VENDORS who were recently removed from the sidewalks outside the Ave Maria Girls Infant School along Micoud and Coral streets have made their presence felt in the areas near their original locations.
Many of the vendors have literally set up shop along Broglie Street and have left no space for pedestrians to traverse along the designated sidewalk.
Some of the vendors have even gone to great lengths by securing their imposing and protruding metal structures with concrete so that they cannot be removed.
The VOICE spoke with the Castries Mayor, Peterson Francis, seeking his comment on the matter. Mayor Francis explained that he was aware of the situation and was in the planning stages of creating a short-term solution of relocating the vendors and supplying them with relief structures that could be mounted and dismantled daily.
He said: “Our long-term goal is to get everybody under one roof; in other words, you go to the market and you get everything. So we’re just asking St. Lucians, please, you know that I’m a man of my word, give us a chance to try to put these things in place. But for sure, the structures will come down; it’s not if they will, but when they will.”
Mayor Francis said in this case, the CCC is villainised for trying to solve the issue.
He said: “Before you try to do something about it, it’s their right. What do you expect them to do? Where do you want them to go? But in the first instance, you never put them there, you found them there, and I have a fundamental problem with that. They could go and put themselves anywhere, but it’s my responsibility to find a better or suitable place for them. But they don’t have dialogue with anyone when they put their things wherever.”
The Mayor pointed fingers at the President of the St. Lucia Vendors Association, Peter ‘RasIpa’ Isaac, saying that he should have played an active role at reining in the fellow vendors, as well as speak to them against erecting such structures.
According to the Criminal Code under the title “Nuisance” which runs from Sections 480 – 496, Section 493 of the code states:
Things for sale projecting into or over footway in city or town
“A person who, places, hangs up, or exposes for sale in any city or town any goods, wares, merchandise, matter, or thing whatsoever, so that the same project or projects into or over any footway, or beyond the line of any house, shop or building at which the same is or are so exposed so as to obstruct or inconvenience the passage of any person over or along any footway, is liable on summary conviction to a fine of $1,000.”
The Mayor said it is time to put a foot down and stamp out the problem.
He said: “I believe St. Lucians are being over-educated and over-informed. What we need in this country now is enforcement.”
He also asked for the help from the media and the public themselves, saying that “everything you do, people threaten you, but the job had to be done, and I don’t have a problem with that. The media and the public have to make their voices heard to signal that it is not right. Do not leave it on the shoulders of one man.”
The VOICE also spoke to Isaac, who said that while he completely agrees that the metal structures should go, the problem should be blamed mainly on the CCC.
Isaac said when the Mayor ordered the removal of the metal structures outside the school, it was a perfect opportunity to start a movement to prevent the structures from ever being erected elsewhere.
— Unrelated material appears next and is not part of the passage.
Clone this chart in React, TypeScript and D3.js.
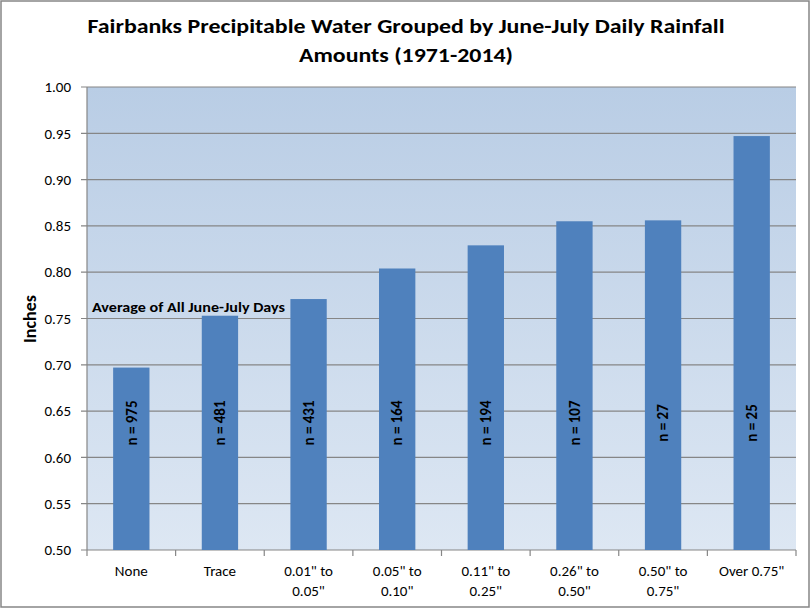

He said: “It was the City Council who call themselves the regulator, who has to see to it that by removing people from one situation where they were hazards in one area, that they will be a hazard in another area. So they should regulate this thing so that it doesn’t even start in terms of people trying to put these things up in that way. If they allow people to put it up that way, obviously they will.”
He went on to say: “It’s the Council that has to stop it and nip it from the bud, and let them know that this is not going to be acceptable. If you take them out from one area with these metal structures and you’re putting them in another area where they’re putting metal structures, and even putting concrete onto the sidewalk, to me that’s a worse situation.”
Isaac said the situation has worsened. He said: “You can’t expect to take them out from this area where they had these metal things protruding out there. That was a hazard and I agree with that. But to take them out and put them on that narrow sidewalk there, that means that there is no sidewalk for pedestrians to traverse the streets. I mean, this is absurd.”